Co-op Science Weeks 13, 14, 15

Oops!  I thought I'd get around to writing these up over Christmas break, but I was too busy Christmassing.  And, alas, I seem to not have notes about what we did, which is annoying, because there were some things that were worth passing on to other people trying to lead a co-op class for this age group.

Week 13 was another class on Light, using experiments from a book series which, unfortunately, I don't have written down.  One of those science series that looks so good on the shelf, the photos are so cool and the directions so clear ... and the experiments don't actually work.  Such a fail.  Unfortunately we were doing the experiments on the fly during class since I thought that it would be a good chance for the kids to learn to read about and set up this stuff.  Wow, I didn't expect every. single. one. to fail.

I think this was the week that I lit a candle in a darkened room and we looked at it through 2 popsicle sticks held close together (idea I found online).  We also tried looking at it with our eyes squinted up so we were seeing it though our eyelashes.  Then I handed out refraction glasses I'd gotten cheap online (again, sorry, no memory of the vendor, but I got a box of 15 or 20 for a cheap price and quick delivery off of Amazon.com).   Annabeth took a picture of our Christmas tree by holding a pair of glasses up to the camera.  For the record, our tree has white lights only.

Week 14 was on Sound.  I had tried several cool looking experiments from  the book on Sound from the above series ... again, failure.  Fortunately I figured this out at home, so I came up with some alternatives. I took in a slinky to show the difference between longitudinal and transverse waves; also, we could see the "echo".  

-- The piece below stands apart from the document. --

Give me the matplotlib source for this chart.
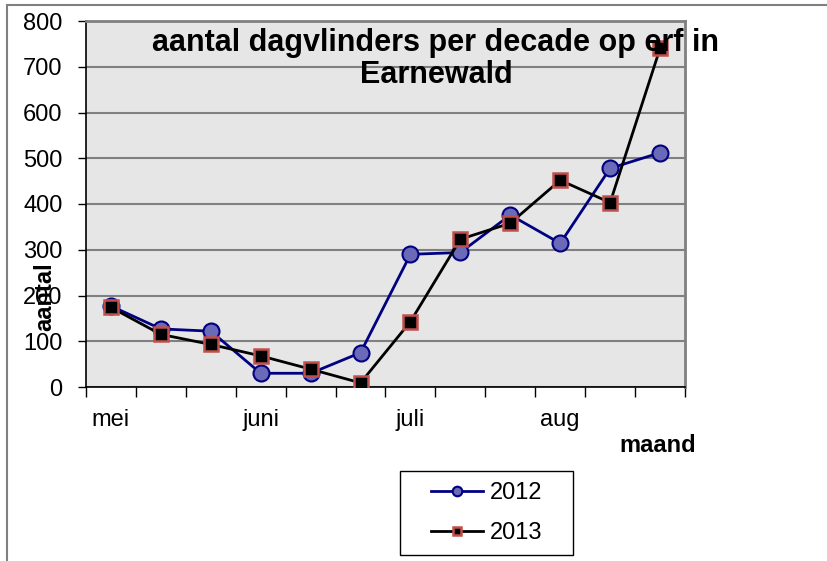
import matplotlib
matplotlib.use('Agg')
import matplotlib.pyplot as plt
from matplotlib.patches import Rectangle

plt.rcParams['font.family'] = ['Liberation Sans', 'DejaVu Sans']

# ------------------------------------------------------------------------------
# data: butterflies per decade (10-day period), May - Aug
decades  = ['mei', '', '', 'juni', '', '', 'juli', '', '', 'aug', '', '']
y2012    = [177, 127, 122, 30, 30, 75, 290, 294, 376, 314, 478, 512]
y2013    = [174, 115,  93, 68, 39,  9, 143, 323, 358, 452, 403, 740]
series   = ['2012', '2013']

W, H = 828, 561

fig = plt.figure(figsize=(W / 100, H / 100), dpi=100)

# outer chart border (cut off at right / bottom like the original)
fig.patches.append(Rectangle((7 / W, -0.05), 1.1, 1 - 5 / H + 0.05,
                             transform=fig.transFigure, fill=False,
                             edgecolor='#808080', linewidth=1.5))

ax = fig.add_axes([86 / W, 1 - 387 / H, (685 - 86) / W, (387 - 21) / H])
ax.set_facecolor('#e6e6e6')

x = list(range(len(decades)))
ax.plot(x, y2012, '-o', color='#000080', linewidth=2,
        markersize=11.5, markerfacecolor='#6a6ab8', markeredgecolor='#000080',
        markeredgewidth=1.5, label=series[0], zorder=3)
ax.plot(x, y2013, '-s', color='black', linewidth=2,
        markersize=10, markerfacecolor='black', markeredgecolor='#c0504d',
        markeredgewidth=1.8, label=series[1], zorder=4)

ax.set_ylim(0, 800)
ax.set_yticks(range(0, 801, 100))
ax.yaxis.grid(True, color='#808080', linewidth=1.5)
ax.set_axisbelow(True)

ax.set_xlim(-0.5, len(decades) - 0.5)
ax.set_xticks([i - 0.5 for i in range(len(decades) + 1)])
ax.set_xticklabels([])
ax.set_xticks(x, minor=True)
ax.set_xticklabels(decades, minor=True)
ax.tick_params(axis='x', which='major', direction='out', length=7, width=1)
ax.tick_params(axis='x', which='minor', length=0, pad=16, labelsize=17)
ax.tick_params(axis='y', direction='out', length=6, width=1, pad=11,
               labelsize=17)

for s in ['left', 'bottom']:
    ax.spines[s].set_color('black')
    ax.spines[s].set_linewidth(1.2)
for s in ['top', 'right']:
    ax.spines[s].set_color('#808080')
    ax.spines[s].set_linewidth(2)

fig.text(436 / W, 1 - 59 / H, 'aantal dagvlinders per decade op erf in\nEarnewald',
         ha='center', va='center', fontsize=22, fontweight='bold',
         linespacing=1.08)
fig.text(45 / W, 1 - 297 / H, 'aantal', rotation=90, ha='center', va='center',
         fontsize=17, fontweight='bold')
fig.text(658 / W, 1 - 445 / H, 'maand', ha='center', va='center',
         fontsize=17, fontweight='bold')

# legend box drawn separately, Excel-style padding
fig.patches.append(Rectangle((400 / W, 1 - 555 / H), 173 / W, 84 / H,
                             transform=fig.transFigure, facecolor='white',
                             edgecolor='black', linewidth=1, zorder=5))
leg = fig.legend(loc='center', bbox_to_anchor=(487 / W, 1 - 513 / H),
                 fontsize=17, markerscale=0.6, handlelength=2.2,
                 handletextpad=0.3, frameon=False, labelspacing=0.75,
                 borderpad=0.4, borderaxespad=0)
leg.set_zorder(6)

fig.savefig('out.png', dpi=100)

We set up dominoes to show the difference between sound going through a liquid and air (dominoes closer together represent a solid, farther apart represent air -- which group falls faster?).  The dominoes took FOREVER to set up, and about 10 seconds to knock over.  The girls in the group did okay with it, but the boys complained it was boring.  I also gave a brief discussion about how sometimes science IS boring, or at least seems that way -- you have to do all this detailed work to figure stuff out, and it can seem tedious at times.  

We blew across bottles (I had learned last year that plastic water bottles are tough to do this with due to the flimsy plastic, so I had collected both glass bottles and more rigid plastic bottles from sparkling mineral water, and took in a huge assortment).

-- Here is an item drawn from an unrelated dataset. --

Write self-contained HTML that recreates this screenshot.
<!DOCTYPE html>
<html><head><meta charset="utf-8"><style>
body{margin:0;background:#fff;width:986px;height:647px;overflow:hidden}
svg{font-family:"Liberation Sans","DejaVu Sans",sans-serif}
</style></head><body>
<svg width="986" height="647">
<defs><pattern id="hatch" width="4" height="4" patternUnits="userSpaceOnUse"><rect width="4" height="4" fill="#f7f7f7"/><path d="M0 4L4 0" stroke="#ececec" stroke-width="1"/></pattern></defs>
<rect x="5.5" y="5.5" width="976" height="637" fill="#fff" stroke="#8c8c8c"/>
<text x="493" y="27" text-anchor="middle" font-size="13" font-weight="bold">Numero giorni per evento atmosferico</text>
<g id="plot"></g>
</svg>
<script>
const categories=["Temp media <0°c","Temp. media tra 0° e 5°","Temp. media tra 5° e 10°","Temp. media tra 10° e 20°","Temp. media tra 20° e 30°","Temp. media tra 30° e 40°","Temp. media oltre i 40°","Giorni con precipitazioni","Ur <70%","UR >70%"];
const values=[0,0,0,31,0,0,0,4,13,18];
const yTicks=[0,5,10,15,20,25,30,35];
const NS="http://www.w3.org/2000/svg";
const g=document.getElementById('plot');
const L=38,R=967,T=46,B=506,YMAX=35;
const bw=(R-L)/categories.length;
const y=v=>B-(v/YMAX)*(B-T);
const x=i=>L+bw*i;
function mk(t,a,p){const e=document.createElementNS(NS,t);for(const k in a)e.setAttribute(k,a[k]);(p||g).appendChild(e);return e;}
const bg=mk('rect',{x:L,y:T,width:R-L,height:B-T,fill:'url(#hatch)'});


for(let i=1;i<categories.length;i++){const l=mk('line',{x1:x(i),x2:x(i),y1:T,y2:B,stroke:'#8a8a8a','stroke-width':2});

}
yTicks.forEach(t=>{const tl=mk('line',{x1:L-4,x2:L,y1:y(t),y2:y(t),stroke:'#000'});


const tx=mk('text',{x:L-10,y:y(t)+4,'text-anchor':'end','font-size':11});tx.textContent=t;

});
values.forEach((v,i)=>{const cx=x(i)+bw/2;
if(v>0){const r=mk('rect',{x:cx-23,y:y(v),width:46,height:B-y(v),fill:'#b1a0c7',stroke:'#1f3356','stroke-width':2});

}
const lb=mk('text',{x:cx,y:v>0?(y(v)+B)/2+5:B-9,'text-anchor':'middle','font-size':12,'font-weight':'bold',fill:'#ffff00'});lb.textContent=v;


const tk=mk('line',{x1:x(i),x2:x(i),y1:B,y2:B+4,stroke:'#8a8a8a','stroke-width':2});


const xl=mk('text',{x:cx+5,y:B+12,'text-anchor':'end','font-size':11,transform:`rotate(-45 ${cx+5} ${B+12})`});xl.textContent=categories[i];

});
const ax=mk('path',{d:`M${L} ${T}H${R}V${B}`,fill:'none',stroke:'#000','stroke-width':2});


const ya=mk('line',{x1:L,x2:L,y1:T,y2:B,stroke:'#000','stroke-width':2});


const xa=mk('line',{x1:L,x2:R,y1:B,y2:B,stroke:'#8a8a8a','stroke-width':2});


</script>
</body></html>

We stretched plastic over a bowl, put blue sugar sprinkles on top, then made noise to make the sugar sprinkles jump with the vibrations.

And week 15 was the final week before Christmas break.  We had a half day of co-op, and a party starting at noon.  I suspected the kids were going to be a little wound up in our midmorning class, so we did an engineering challenge -- how high can you build a structure using uncooked spaghetti and mini marshmallows?  They worked in groups, usually on some sort of plastic tablecloth to help prevent marshmallow smashing into sticky messes on the table tops.

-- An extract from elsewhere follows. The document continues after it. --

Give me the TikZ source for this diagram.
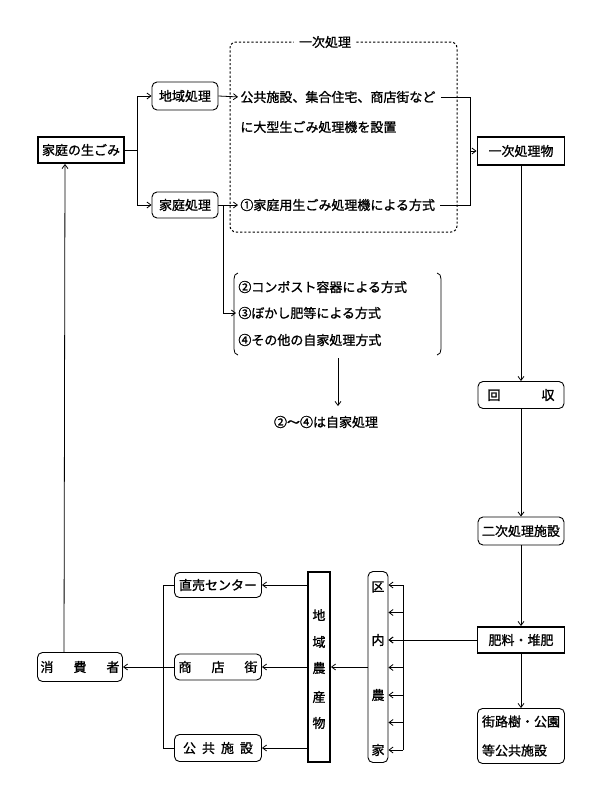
\documentclass[tikz,border=0pt]{standalone}
\usepackage{fontspec}
\setmainfont{Noto Sans CJK JP}[FakeBold=1.2]
\usetikzlibrary{arrows.meta,calc}
\begin{document}
\begin{tikzpicture}[x=1pt,y=-1pt, font=\fontsize{13pt}{15pt}\selectfont, line width=0.8pt,
  thickbox/.style={draw,line width=1.9pt,inner sep=0pt},
  rbox/.style={draw,rounded corners=5pt,inner sep=0pt,line width=0.9pt},
  arr/.style={-{Straight Barb[length=4pt,width=6pt]}},
  txt/.style={inner sep=0pt,anchor=west},
  lbl/.style={inner sep=0pt}]
\useasboundingbox (0,0) rectangle (600,793);

% top left
\node[thickbox,minimum width=86pt,minimum height=26pt] (home) at (81,150) {家庭の生ごみ};
\node[rbox,minimum width=66pt,minimum height=28pt] (chiiki) at (185,96) {地域処理};
\node[rbox,minimum width=66pt,minimum height=26pt] (katei) at (185,205) {家庭処理};

% dashed frame
\node[draw,dash pattern=on 2.2pt off 2pt,rounded corners=6pt,line width=1pt,minimum width=227pt,minimum height=190pt,inner sep=0pt] (phase) at (343.5,137) {};
\node[fill=white,inner xsep=5pt,inner ysep=1pt] (phtitle) at (325,42) {一次処理};

\node[txt] (t1) at (240,97) {公共施設、集合住宅、商店街など};
\node[txt] (t2) at (240,127) {に大型生ごみ処理機を設置};
\node[txt] (t3) at (240,205) {①家庭用生ごみ処理機による方式};

\coordinate (split) at (137,150);
\draw (home.east) -- (split);
\draw[arr] (split) |- (chiiki.west);
\draw[arr] (split) |- (katei.west);
\draw[arr,shorten >=2pt] (chiiki.east) -- (t1.west);
\coordinate (kd) at (223,205);
\draw (katei.east) -- (kd);
\draw[arr,shorten >=2pt] (kd) -- (t3.west);

% bracket texts
\node[txt] (b2) at (238,287) {②コンポスト容器による方式};
\node[txt] (b3) at (238,313) {③ぼかし肥等による方式};
\node[txt] (b4) at (238,340) {④その他の自家処理方式};
\draw[arr] (kd) |- ([xshift=-2pt]b3.west);
\draw (238,273) to[out=180,in=90] (234,279) -- (234,349) to[out=-90,in=180] (238,355);
\draw (437,273) to[out=0,in=90] (441,279) -- (441,349) to[out=-90,in=0] (437,355);
\coordinate (bb) at (338,358);
\coordinate (be) at (338,406);
\draw[arr] (bb) -- (be);
\node[lbl] (note) at (326,422) {②～④は自家処理};

% collector to ichiji
\coordinate (cA) at (470,97);
\coordinate (cB) at (470,205);
\coordinate (cM) at (470,151);
\draw ([xshift=5pt]t1.east) -- (cA) -- (cB) -- ([xshift=5pt]t3.east);

% right column
\node[thickbox,minimum width=87pt,minimum height=28pt] (ichiji) at (521,151) {一次処理物};
\node[rbox,minimum width=86pt,minimum height=27pt] (kaishu) at (521,395) {回\hspace{41pt}収};
\node[rbox,minimum width=86pt,minimum height=28pt] (niji) at (521,531) {二次処理施設};
\node[thickbox,minimum width=87pt,minimum height=26pt] (hiryo) at (521,640) {肥料・堆肥};
\node[rbox,minimum width=87pt,minimum height=55pt,align=left] (gairo) at (521,736) {街路樹・公園\\[14pt]等公共施設};
\draw[arr] (cM) -- (ichiji.west);
\draw[arr] (ichiji.south) -- (kaishu.north);
\draw[arr] (kaishu.south) -- (niji.north);
\draw[arr] (niji.south) -- (hiryo.north);
\draw[arr] (hiryo.south) -- (gairo.north);

% kunai nouka
\node[rbox,minimum width=20pt,minimum height=191pt] (kunai) at (378,667) {};
\node[lbl] (k1) at (378,587) {区};
\node[lbl] (k2) at (378,640) {内};
\node[lbl] (k3) at (378,695) {農};
\node[lbl] (k4) at (378,750) {家};
\foreach \i/\yy in {1/585,2/612.5,3/640,4/667.5,5/695,6/722.5,7/750}{
  \coordinate (v\i) at (403,\yy);
  \draw[arr] (v\i) -- (v\i -| kunai.east);
}
\draw (v1) -- (v7);
\draw[arr] (hiryo.west) -- (hiryo.west -| kunai.east);

% chiiki nousanbutsu
\node[thickbox,minimum width=22pt,minimum height=190pt] (chisan) at (319,667) {};
\node[lbl] (c1) at (319,615) {地};
\node[lbl] (c2) at (319,642) {域};
\node[lbl] (c3) at (319,668) {農};
\node[lbl] (c4) at (319,697) {産};
\node[lbl] (c5) at (319,723) {物};
\draw[arr] (kunai.west) -- (chisan.east);

% outlets
\node[rbox,minimum width=87pt,minimum height=25pt] (choku) at (218,585) {直売センター};
\node[rbox,minimum width=87pt,minimum height=26pt] (shoten) at (218,667) {商\hspace{20pt}店\hspace{20pt}街};
\node[rbox,minimum width=87pt,minimum height=27pt] (koukyo) at (218,748) {公\hspace{6pt}共\hspace{6pt}施\hspace{6pt}設};
\draw[arr] (chisan.west |- choku) -- (choku.east);
\draw[arr] (chisan.west |- shoten) -- (shoten.east);
\draw[arr] (chisan.west |- koukyo) -- (koukyo.east);
\coordinate (lt) at (163,585);
\coordinate (lbm) at (163,748);
\draw (choku.west) -- (lt) -- (lbm) -- (koukyo.west);

\node[rbox,minimum width=85pt,minimum height=29pt] (shohi) at (80,667) {消\hspace{20pt}費\hspace{20pt}者};
\draw[arr] (shoten.west) -- (shohi.east);
\draw[arr] ([xshift=-16pt]shohi.north) -- ([xshift=-16pt]home.south);
\end{tikzpicture}
\end{document}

Wow, they LOVED this activity, and could've worked on it for hours and hours.  And it was so fun to hear their discussions about how to accomplish their building visions.  My biggest regret is that we did this in an upstairs room, so we couldn't easily show off their creations -- we needed to either make them on something that could be transported to the common area where we later held the party, or else have made them in that area in the first place.  For the record, the structures tended to sag over time.  Also, not only did kids want to eat the marshmallows**, they wanted to eat the dry spaghetti.

**"Okay, understand this -- you have a FINITE number of marshmallows.  You do know what 'finite' means, right?"  Oddly, several of them didn't. So we had to define that, then discuss the implication that if they ate a bunch of their group's marshmallows, they would not have as many marshmallows to build with, and thus probably have a smaller tower.